Task description ▸
Retype nothing but the lines from the start of the material up to and including the line with "fig.patch.set_facecolor('white')". Pictures don't belong in the copy.
=-=-=-=-=
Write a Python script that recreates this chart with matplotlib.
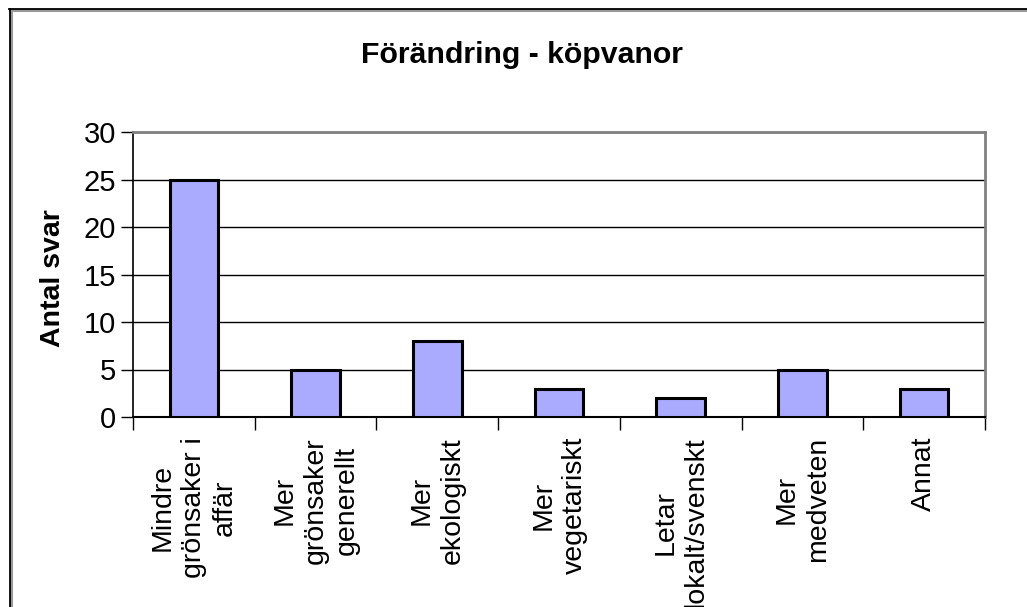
import matplotlib
matplotlib.use("Agg")
import matplotlib.pyplot as plt
from matplotlib.lines import Line2D

categories = ["Mindre\ngrönsaker i\naffär", "Mer\ngrönsaker\ngenerellt", "Mer\nekologiskt",
              "Mer\nvegetariskt", "Letar\nlokalt/svenskt", "Mer\nmedveten", "Annat"]
values = [25, 5, 8, 3, 2, 5, 3]
yticks = [0, 5, 10, 15, 20, 25, 30]
title = "Förändring - köpvanor"
ylabel = "Antal svar"

plt.rcParams['font.family'] = ['Liberation Sans', 'DejaVu Sans']

W, H = 1027, 607
fig = plt.figure(figsize=(W / 100, H / 100), dpi=100)
fig.patch.set_facecolor('white')

# outer chart border (only left/top visible)
fig.add_artist(Line2D([10.5 / W, 10.5 / W], [0, 1 - 9.5 / H], transform=fig.transFigure, color='#999999', lw=2.2))
fig.add_artist(Line2D([10.5 / W, 1], [1 - 9.5 / H, 1 - 9.5 / H], transform=fig.transFigure, color='#999999', lw=2.2))
fig.add_artist(Line2D([9.5 / W, 9.5 / W], [0, 1 - 9 / H], transform=fig.transFigure, color='black', lw=1.3))
fig.add_artist(Line2D([9 / W, 1], [1 - 9 / H, 1 - 9 / H], transform=fig.transFigure, color='black', lw=1.3))

left, right, top, bottom = 133, 985, 132, 417
ax = fig.add_axes([left / W, 1 - bottom / H, (right - left) / W, (bottom - top) / H])

x = list(range(len(categories)))
ax.bar(x, values, width=0.4, color='#AAAAFF', edgecolor='black', linewidth=2.2, zorder=3)

ax.set_xlim(-0.5, len(categories) - 0.5)
ax.set_ylim(0, 30)
ax.set_yticks(yticks)
ax.set_yticklabels([str(t) for t in yticks], fontsize=21)
ax.tick_params(axis='y', direction='out', length=9, width=1, pad=3)

ax.set_xticks([i - 0.5 for i in range(len(categories) + 1)])
ax.set_xticklabels([])
ax.tick_params(axis='x', direction='out', length=9, width=1)
for i, c in enumerate(categories):
    ax.text(i, -2.1, c, rotation=90, ha='center', va='top', multialignment='center',
            fontsize=20.5, linespacing=1.25, transform=ax.transData)

ax.yaxis.grid(True, color='black', linewidth=1, zorder=0)
ax.set_axisbelow(True)
for s in ['top', 'right']:
    ax.spines[s].set_color('#808080')
    ax.spines[s].set_linewidth(2)
ax.spines['left'].set_color('black')
ax.spines['bottom'].set_color('black')
ax.spines['left'].set_linewidth(1.2)
ax.spines['bottom'].set_linewidth(1.5)

fig.text(522 / W, 1 - 55 / H, title, ha='center', va='center', fontsize=21.8, fontweight='bold')
fig.text(53 / W, 1 - 278 / H, ylabel, ha='center', va='center', rotation=90, fontsize=20.5, fontweight='bold')

fig.savefig('out.png', dpi=100)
=-=-=-=-=
Result of the exercise ▸
Write a Python script that recreates this chart with matplotlib.
import matplotlib
matplotlib.use("Agg")
import matplotlib.pyplot as plt
from matplotlib.lines import Line2D

categories = ["Mindre\ngrönsaker i\naffär", "Mer\ngrönsaker\ngenerellt", "Mer\nekologiskt",
              "Mer\nvegetariskt", "Letar\nlokalt/svenskt", "Mer\nmedveten", "Annat"]
values = [25, 5, 8, 3, 2, 5, 3]
yticks = [0, 5, 10, 15, 20, 25, 30]
title = "Förändring - köpvanor"
ylabel = "Antal svar"

plt.rcParams['font.family'] = ['Liberation Sans', 'DejaVu Sans']

W, H = 1027, 607
fig = plt.figure(figsize=(W / 100, H / 100), dpi=100)
fig.patch.set_facecolor('white')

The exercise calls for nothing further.